Powered Up: The Power Rangers brand became a cultural force under Saban.

Powered Up: The Power Rangers brand became a cultural force under Saban.

Last year Haim Saban sold a kids brand that exploded in the 1990s and bought a movie equipment-maker that made its name in the 1950s.

Saban’s $522 million sale of the Power Rangers and other intellectual property to Hasbro Inc. in May was not linked to Saban buying Panavision Inc. in September, stressed Adam Chesnoff, president of Saban Capital Group, Saban’s main investment vehicle.

The deals do, however, indicate the 73-year-old Saban, who was not made available for an interview, continues to restructure his investment portfolio in ways off the beaten path.

Saban made his fortune from the Power Rangers, “But he decided there’s only so much you can squeeze out of that orange,” said Lloyd Greif, founder and chief executive of investment banking firm Greif & Co.

By acquiring Panavision, plus post-production studio Sim Video International Inc. for a total of $622 million through Saban Capital Acquisition Corp., a special purpose acquisition company, Saban has bet there is comparably more to squeeze from a motion picture market that has increased its output of original content in recent years.

Toy sale

Saban, who had a net worth of $4.3 billion prior to the Power Rangers and Panavision deals, according to Business Journal calculations, came upon the Power Rangers concept while staying at a Japanese hotel.

He was transfixed by a cartoon showing five children in different colored spandex suits fighting monsters and, by 1993, engineered the “Mighty Morphin Power Rangers” debut on Fox Broadcasting Co.

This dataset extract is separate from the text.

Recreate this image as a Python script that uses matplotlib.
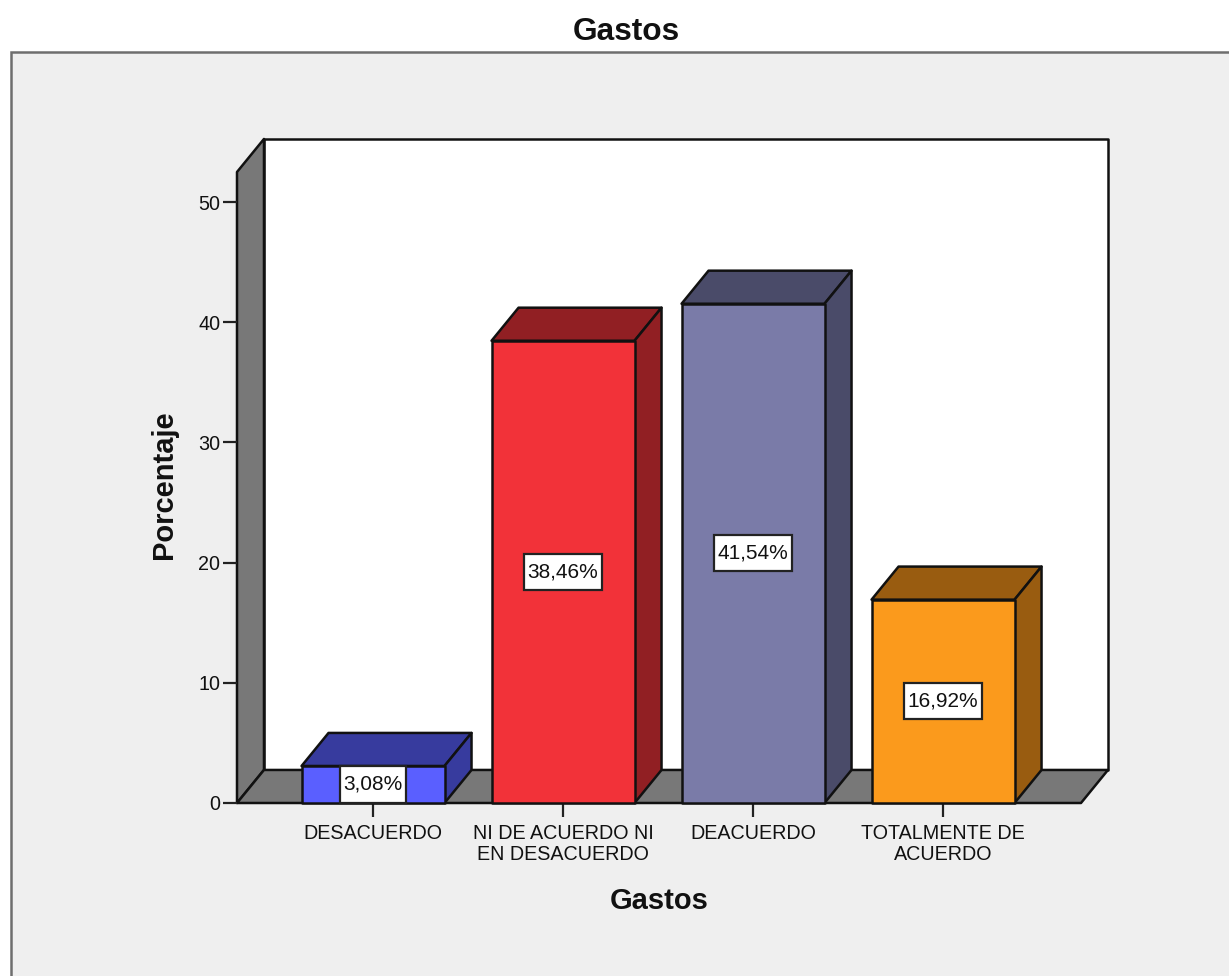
import matplotlib
matplotlib.use("Agg")
import matplotlib.pyplot as plt
from matplotlib.patches import Polygon, Rectangle

plt.rcParams['font.family'] = ['Liberation Sans', 'DejaVu Sans']

categories = ["DESACUERDO", "NI DE ACUERDO NI\nEN DESACUERDO", "DEACUERDO", "TOTALMENTE DE\nACUERDO"]
values = [3.08, 38.46, 41.54, 16.92]
value_labels = ["3,08%", "38,46%", "41,54%", "16,92%"]
y_ticks = [0, 10, 20, 30, 40, 50]
front_colors = ["#5A5FFF", "#F23239", "#7A7BA8", "#FB9A1C"]
shade_colors = ["#373B9E", "#911F23", "#4A4B69", "#995C10"]

W, H = 1229, 976
fig = plt.figure(figsize=(W / 100, H / 100), dpi=100, facecolor="white")

# Grey panel behind the plot, running off the right and bottom edges
fig.patches.append(Rectangle((11 / W, -0.05), 1.05, 1 - 52 / H + 0.05, transform=fig.transFigure,
                             facecolor="#EFEFEF", edgecolor="#6E6E6E", linewidth=1.8, zorder=-1))

# Axes span the front plane of the 3D box
ax = fig.add_axes([237 / W, 1 - 803 / H, (1081 - 237) / W, (803 - 172) / H])
ax.set_xlim(-0.716, 3.726)
ax.set_ylim(0, 52.5)
ax.patch.set_alpha(0)

DX, DY = 0.142, 2.75     # depth offset of the box in data units
BAR_W = 0.7526
LABEL_BOX_H = 3.0        # height of the value boxes in data units
x0, x1 = ax.get_xlim()
y0, y1 = ax.get_ylim()
EDGE = dict(edgecolor="#111111", linewidth=1.8, joinstyle="round", clip_on=False)
renderer = fig.canvas.get_renderer()


def poly(points, color, z):
    ax.add_patch(Polygon(points, closed=True, facecolor=color, zorder=z, **EDGE))


# Back wall, side wall and floor
poly([(x0 + DX, y0 + DY), (x1 + DX, y0 + DY), (x1 + DX, y1 + DY), (x0 + DX, y1 + DY)], "white", 1)
poly([(x0, y0), (x0 + DX, y0 + DY), (x0 + DX, y1 + DY), (x0, y1)], "#787878", 1.1)
poly([(x0, y0), (x1, y0), (x1 + DX, y0 + DY), (x0 + DX, y0 + DY)], "#787878", 1.1)

# Extruded bars with their value boxes
for i, (v, front, shade, text) in enumerate(zip(values, front_colors, shade_colors, value_labels)):
    l, r = i - BAR_W / 2, i + BAR_W / 2
    poly([(l, v), (r, v), (r + DX, v + DY), (l + DX, v + DY)], shade, 2)
    poly([(r, 0), (r + DX, DY), (r + DX, v + DY), (r, v)], shade, 2)
    poly([(l, 0), (r, 0), (r, v), (l, v)], front, 3)
    label = ax.text(i, v / 2, text, ha="center", va="center", fontsize=15, color="#111111", zorder=5)
    # Box width follows the text width, height is fixed
    box_w = label.get_window_extent(renderer).width / ax.get_window_extent(renderer).width * (x1 - x0) + 0.04
    ax.add_patch(Rectangle((i - box_w / 2, v / 2 - LABEL_BOX_H / 2), box_w, LABEL_BOX_H, facecolor="white",
                           edgecolor="#222222", linewidth=1.6, zorder=4, clip_on=False))

ax.set_xticks(range(len(categories)), categories)
ax.set_yticks(y_ticks)
ax.tick_params(axis="both", length=10, width=1.6, color="#222222", labelsize=14.2, labelcolor="#111111")
ax.tick_params(axis="x", pad=5)
ax.tick_params(axis="y", pad=2)
for tick_label in ax.get_xticklabels():
    tick_label.set_linespacing(1.13)
for spine in ax.spines.values():
    spine.set_visible(False)

ax.set_xlabel("Gastos", fontsize=21, fontweight="bold", labelpad=17, color="#111111")
ax.set_ylabel("Porcentaje", fontsize=21, fontweight="bold", color="#111111")
ax.yaxis.set_label_coords(-0.070, 0.505)
fig.text(626 / W, 1 - 32.5 / H, "Gastos", ha="center", va="center", fontsize=22.8, fontweight="bold", color="#111111")

fig.savefig("out.png", dpi=100)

Inc.

The live-action version of the Japanese cartoon was an instant hit – with millions of Power Ranger action figures sold, and in 2001, Saban sold the Power Rangers’ usage rights to Walt Disney Co.

Disney, though, never prominently featured the Power Rangers, and Saban bought back the Power Rangers rights in 2010 for $60 million.

He also created in 2010 Saban Brands to manage the Power Rangers and other child-focused intellectual property.

Saban Brands worked to revive Power Rangers’ visibility, according to Chesnoff, including placing the show on cable TV channel Nickelodeon and releasing a 2017 Lions Gate Entertainment Corp. “Power Rangers” movie.

Pawtucket, R.I.-headquartered Hasbro entered the picture in early 2018 with the announcement it would license all Power Rangers toys.

“Soon after entering into our licensing agreement, it became clear that there was significant opportunity for Power Rangers across the entire Hasbro brand blueprint,” said Crystal Flynn, a spokeswoman for Hasbro.

Hasbro announced in May the outright purchase of Saban Brands, whose properties also include My Pet Monster and Luna Petunia, for $252 million in cash and more than 3 million shares of Hasbro stock, valued at $270 million.